Un Piano per il rispetto, contrastare ogni forma di violenza e discriminazione

L’obiettivo è contrastare ogni forma di violenza e discriminazione e favorire il superamento di pregiudizi e disuguaglianze.

Qualche giorno fa, al teatro Eliseo di Roma, la ministra Valeria Fedeli ha presentato alle famiglie, ai docenti e agli studenti il “Piano nazionale per l’educazione al rispetto” che la scuola (ma nel complesso la società intera) è chiamata a declinare nei suoi innumerevoli ambiti. L’obiettivo espresso dal Ministro nel corso della presentazione è quello di contrastare ogni forma di violenza e discriminazione e favorire il superamento di pregiudizi e disuguaglianze, secondo i principi espressi dall’articolo 3 della Costituzione italiana.

Ancora una volta si torna a sottolineare l’importante ruolo della scuola che “può e vuole essere un fattore di uguaglianza, protagonista attiva di quel compito – “rimuovere gli ostacoli” – che la Repubblica assegna a se stessa. Ascolto, dialogo, condivisione: il rispetto significa tutto questo, significa fortificare la democrazia, migliorare la qualità di ogni esperienza di vita, contribuire a far crescere condizioni di benessere per tutte e tutti”. Per la realizzazione del Piano presentato sono previsti consistenti stanziamenti di denaro: 8,9 milioni di euro per progetti e iniziative per l’educazione al rispetto e per la formazione delle e degli insegnanti
Tra le tematiche affrontate dal Piano e nel portale di riferimento (www.noisiamopari.it) ci sono: la parità tra i sessi, la prevenzione della violenza di genere, il contrasto al cyber bullismo e alla diffusione dell’odio in rete. Fra i punti del Piano lanciato c’è poi il rafforzamento degli Osservatori attivi presso il Ministero sui temi dell’integrazione, dell’inclusione.

Il Piano prevede inoltre anche la promozione, il 21 novembre prossimo, del nuovo Patto di corresponsabilità educativa per rinsaldare il rapporto fra scuola e famiglia. E la distribuzione a tutte le studentesse e gli studenti di un opuscolo recante gli articoli della Costituzione.

L’iniziativa dunque è onorabilissima e tenta di colmare drammatiche lacune. L’impressione, però, è che la vera questione sia anteriore al concetto di rispetto e riguardi il livello di consapevolezza che i giovani di oggi hanno delle istituzioni, della complessità che regola e garantisce il sistema di convivenza democratica. In buona sostanza, ci domandiamo quanta familiarità abbiano i nostri adolescenti con concetti base quali democrazia e libertà, e quindi partecipazione attiva al percorso di cittadinanza. Il terreno è insidioso e ricco di fuorvianti interpretazioni. E’ lì che scricchiola il sistema. Come si può spiegare il rispetto a chi è privo (o quasi) del senso delle istituzioni e dell’appartenenza alla collettività sociale? Tornano a emergere i corti circuiti che identificano il nostro attuale sistema sociale ed educativo.
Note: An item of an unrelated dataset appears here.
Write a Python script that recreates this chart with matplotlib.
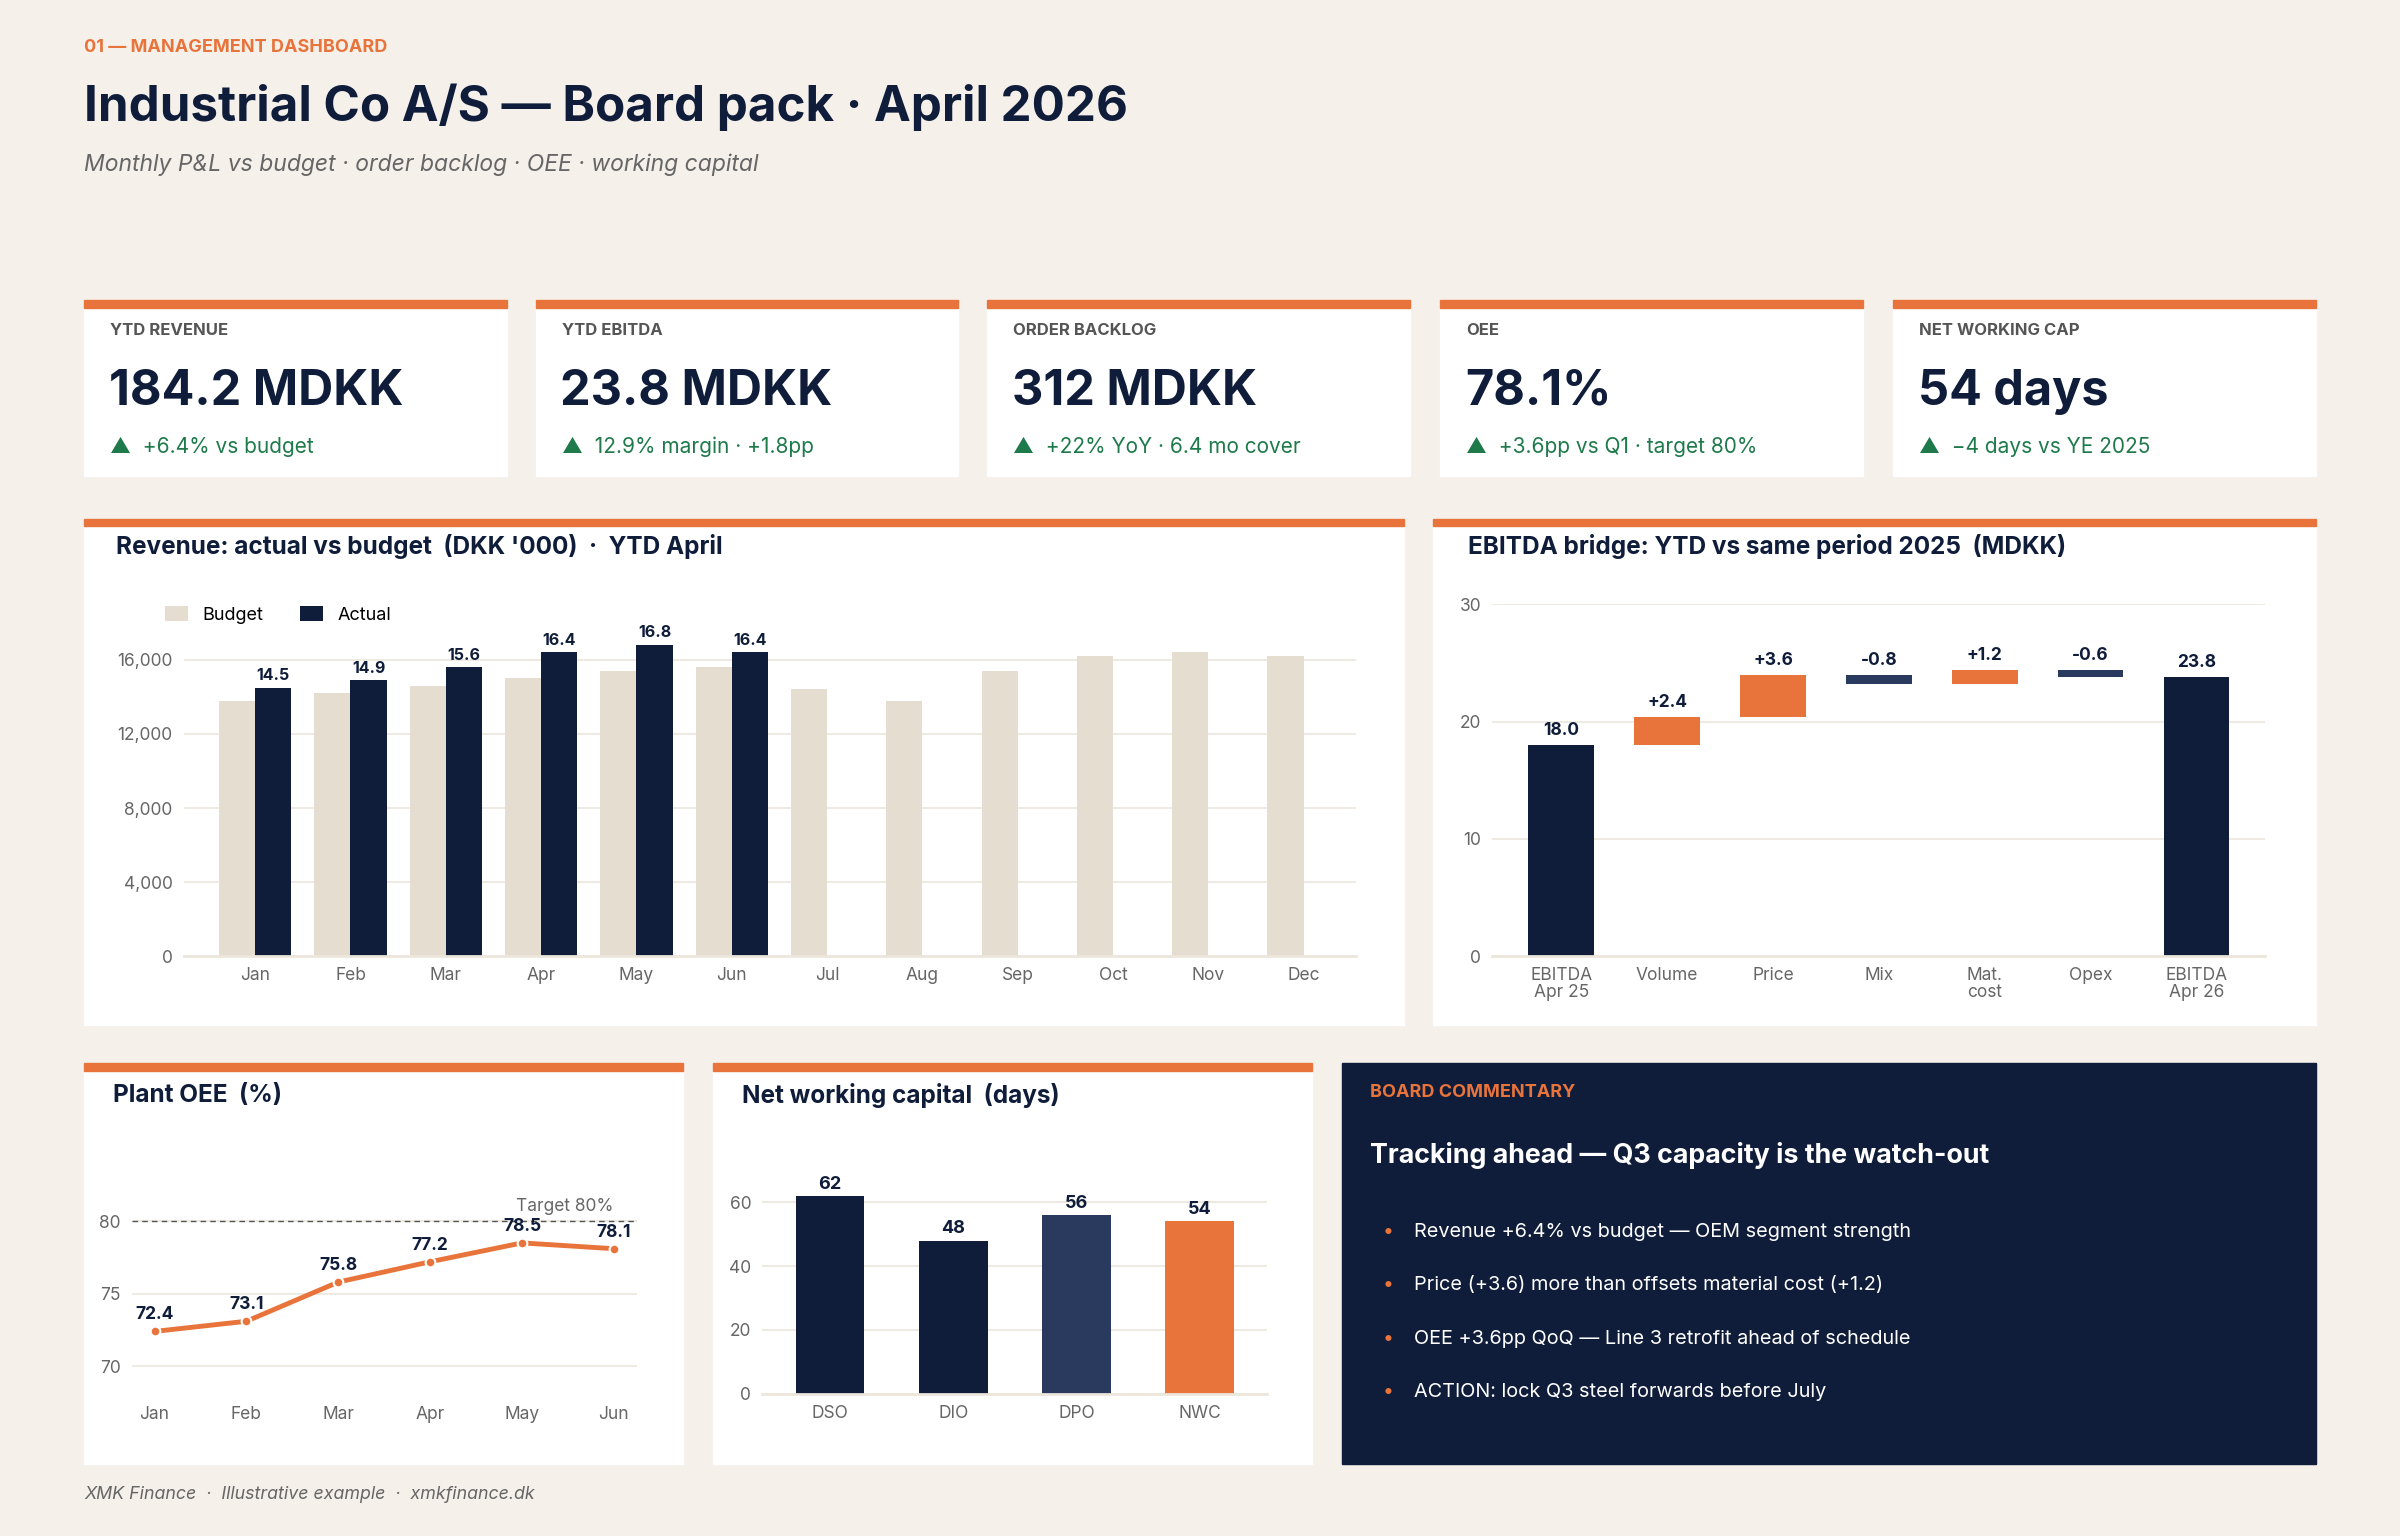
import numpy as np
import matplotlib.pyplot as plt
from matplotlib.patches import Rectangle

plt.rcParams['font.family'] = ['Inter', 'DejaVu Sans']

# ---- data ----
months = ['Jan', 'Feb', 'Mar', 'Apr', 'May', 'Jun', 'Jul', 'Aug', 'Sep', 'Oct', 'Nov', 'Dec']
budget = [13800, 14200, 14600, 15000, 15400, 15600, 14400, 13800, 15400, 16200, 16400, 16200]
actual = [14500, 14900, 15600, 16400, 16800, 16400]

bridge_labels = ['EBITDA\nApr 25', 'Volume', 'Price', 'Mix', 'Mat.\ncost', 'Opex', 'EBITDA\nApr 26']
bridge_steps = [18.0, 2.4, 3.6, -0.8, 1.2, -0.6]

oee_months = ['Jan', 'Feb', 'Mar', 'Apr', 'May', 'Jun']
oee = [72.4, 73.1, 75.8, 77.2, 78.5, 78.1]
oee_target = 80

nwc_labels = ['DSO', 'DIO', 'DPO', 'NWC']
nwc_days = [62, 48, 56, 54]

kpi_labels = ['YTD REVENUE', 'YTD EBITDA', 'ORDER BACKLOG', 'OEE', 'NET WORKING CAP']
kpi_values = ['184.2 MDKK', '23.8 MDKK', '312 MDKK', '78.1%', '54 days']
kpi_deltas = ['+6.4% vs budget', '12.9% margin · +1.8pp', '+22% YoY · 6.4 mo cover',
              '+3.6pp vs Q1 · target 80%', '\u22124 days vs YE 2025']

bullets = ['Revenue +6.4% vs budget \u2014 OEM segment strength',
           'Price (+3.6) more than offsets material cost (+1.2)',
           'OEE +3.6pp QoQ \u2014 Line 3 retrofit ahead of schedule',
           'ACTION: lock Q3 steel forwards before July']

# ---- style ----
BG = '#f5f0ea'
NAVY = '#0f1d3a'
NAVY2 = '#2a3a5e'
ORANGE = '#e8743b'
BEIGE = '#e4ddd0'
GREEN = '#1e7a4a'
GRAY = '#666666'
GRID = '#ece6dc'

W, H = 1568.0, 1004.0  # layout units (scaled reference)
fig = plt.figure(figsize=(24, 15.36), dpi=100, facecolor=BG)


def fx(x):
    return x / W


def fy(y):
    return 1 - y / H


def txt(x, y, s, **kw):
    fig.text(fx(x), fy(y), s, **kw)


def box(x0, y0, x1, y1, color='white', top=True):
    fig.patches.append(Rectangle((fx(x0), fy(y1)), fx(x1) - fx(x0), fy(y0) - fy(y1),
                                 transform=fig.transFigure, color=color, zorder=0))
    if top:
        fig.patches.append(Rectangle((fx(x0), fy(y0 + 5)), fx(x1) - fx(x0), fy(y0) - fy(y0 + 5),
                                     transform=fig.transFigure, color=ORANGE, zorder=1))


def axes(x0, y0, x1, y1):
    ax = fig.add_axes([fx(x0), fy(y1), fx(x1) - fx(x0), fy(y0) - fy(y1)])
    ax.set_zorder(3)
    ax.set_facecolor('none')
    for s in ['top', 'right', 'left']:
        ax.spines[s].set_visible(False)
    ax.spines['bottom'].set_color(GRID)
    ax.spines['bottom'].set_linewidth(2)
    ax.tick_params(length=0, labelsize=12.5, labelcolor=GRAY, pad=8)
    ax.grid(axis='y', color=GRID, lw=1.2)
    ax.set_axisbelow(True)
    return ax


# header
txt(55, 31, '01 \u2014 MANAGEMENT DASHBOARD', color=ORANGE, fontsize=13, weight='bold', va='center')
txt(55, 70, 'Industrial Co A/S \u2014 Board pack \u00b7 April 2026', color=NAVY, fontsize=35.5,
    weight='bold', va='center')
txt(55, 108, 'Monthly P&L vs budget \u00b7 order backlog \u00b7 OEE \u00b7 working capital',
    color=GRAY, fontsize=16.5, style='italic', va='center')

# KPI cards
card_x = [55, 350, 645, 941, 1237]
for i, x0 in enumerate(card_x):
    box(x0, 196, x0 + 276, 311)
    txt(x0 + 17, 216, kpi_labels[i], color='#555555', fontsize=12, weight='bold', va='center')
    txt(x0 + 16, 256, kpi_values[i], color=NAVY, fontsize=35, weight='bold', va='center')
    txt(x0 + 17, 292, '\u25b2  ' + kpi_deltas[i], color=GREEN, fontsize=15, va='center')

# revenue panel
box(55, 339, 917, 670)
txt(76, 357, "Revenue: actual vs budget  (DKK '000)  \u00b7  YTD April", color=NAVY,
    fontsize=17.5, weight='bold', va='center')
ax = axes(120, 395, 886, 625)
x = np.arange(len(months))
bw = 0.38
ax.bar(x - bw / 2, budget, bw, color=BEIGE, label='Budget')
xa = np.arange(len(actual))
ax.bar(xa + bw / 2, actual, bw, color=NAVY, label='Actual')
for xi, v in zip(xa, actual):
    ax.text(xi + bw / 2, v + 250, f'{v / 1000:.1f}', ha='center', va='bottom',
            fontsize=11.5, weight='bold', color=NAVY)
ax.set_xticks(x, months)
ax.set_yticks([0, 4000, 8000, 12000, 16000], ['0', '4,000', '8,000', '12,000', '16,000'])
ax.set_ylim(0, 19000)
ax.set_xlim(-0.75, 11.55)
ax.legend(loc='upper left', bbox_to_anchor=(-0.03, 1.04), ncol=2, frameon=False,
          fontsize=13, handlelength=1.3, handleheight=0.9, columnspacing=2)

# EBITDA bridge
box(936, 339, 1513, 670)
txt(959, 357, 'EBITDA bridge: YTD vs same period 2025  (MDKK)', color=NAVY,
    fontsize=17.5, weight='bold', va='center')
ax = axes(975, 395, 1480, 625)
cum = 0
for i, step in enumerate(bridge_steps):
    if i == 0:
        ax.bar(i, step, 0.62, color=NAVY)
        ax.text(i, step + 0.5, f'{step:.1f}', ha='center', va='bottom', fontsize=12.5,
                weight='bold', color=NAVY)
        cum = step
        continue
    bottom = cum if step > 0 else cum + step
    ax.bar(i, abs(step), 0.62, bottom=bottom, color=ORANGE if step > 0 else NAVY2)
    ax.text(i, bottom + abs(step) + 0.5, f'{step:+.1f}', ha='center', va='bottom',
            fontsize=12.5, weight='bold', color=NAVY)
    cum += step
n = len(bridge_steps)
ax.bar(n, cum, 0.62, color=NAVY)
ax.text(n, cum + 0.5, f'{cum:.1f}', ha='center', va='bottom', fontsize=12.5,
        weight='bold', color=NAVY)
ax.set_xticks(range(len(bridge_labels)), bridge_labels, linespacing=0.95)
ax.set_yticks([0, 10, 20, 30])
ax.set_ylim(0, 30)
ax.set_xlim(-0.65, 6.65)

# OEE
box(55, 695, 446, 957)
txt(74, 716, 'Plant OEE  (%)', color=NAVY, fontsize=17.5, weight='bold', va='center')
ax = axes(86, 765, 416, 912)
xo = np.arange(len(oee))
ax.axhline(oee_target, color='#555555', lw=1, ls=(0, (4, 3)))
ax.text(5.0, oee_target + 0.4, 'Target 80%', ha='right', va='bottom', fontsize=12.5, color=GRAY)
ax.plot(xo, oee, color=ORANGE, lw=3.5, marker='o', ms=7, mfc=ORANGE, mec='white', mew=1.5)
for xi, v in zip(xo, oee):
    ax.text(xi, v + 0.55, f'{v:.1f}', ha='center', va='bottom', fontsize=12.5,
            weight='bold', color=NAVY)
ax.set_xticks(xo, oee_months)
ax.set_yticks([70, 75, 80])
ax.set_ylim(68, 83.5)
ax.set_xlim(-0.25, 5.25)
ax.spines['bottom'].set_visible(False)

# NWC
box(466, 695, 857, 957)
txt(485, 716, 'Net working capital  (days)', color=NAVY, fontsize=17.5, weight='bold', va='center')
ax = axes(498, 765, 828, 911)
nwc_colors = [NAVY, NAVY, NAVY2, ORANGE]
ax.bar(range(len(nwc_days)), nwc_days, 0.56, color=nwc_colors)
for i, v in enumerate(nwc_days):
    ax.text(i, v + 1, str(v), ha='center', va='bottom', fontsize=13, weight='bold', color=NAVY)
ax.set_xticks(range(len(nwc_labels)), nwc_labels)
ax.set_yticks([0, 20, 40, 60])
ax.set_ylim(0, 70)
ax.set_xlim(-0.55, 3.55)

# commentary
box(877, 695, 1513, 957, color=NAVY, top=False)
txt(895, 714, 'BOARD COMMENTARY', color=ORANGE, fontsize=13, weight='bold', va='center')
txt(895, 755, 'Tracking ahead \u2014 Q3 capacity is the watch-out', color='white',
    fontsize=19.3, weight='bold', va='center')
for i, b in enumerate(bullets):
    y = 805 + 35 * i
    txt(903, y, '\u2022', color=ORANGE, fontsize=14, va='center')
    txt(924, y, b, color='white', fontsize=14.3, va='center')

# footer
txt(55, 977, 'XMK Finance  \u00b7  Illustrative example  \u00b7  xmkfinance.dk', color=GRAY,
    fontsize=12.8, style='italic', va='center')

fig.savefig('out.png', dpi=100, facecolor=BG)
La sfiducia, il senso di non appartenenza, l’individualismo spinto, avallato e amplificato dai mass media, la mancanza di concretezza delle conoscenze impartite, la storia del nostro Paese raccontata come se fosse una mera paginetta, la strisciante assenza della memoria e la tendenza alla diserzione al ricordo collettivo hanno consolidato un senso di estraneità che poi conduce inevitabilmente a compromettere le radici stesse del rispetto.

Per comprendere che l’altro va rispettato occorre assimilare la dimensione etica e storica del principio di uguaglianza e comprendere profondamente il valore dell’appartenenza a una comunità solidale e garantista dei diritti e dei bisogni di tutti, anche dei più deboli.
Ci vorrebbe una bella rivoluzione culturale. Siamo pronti a farla?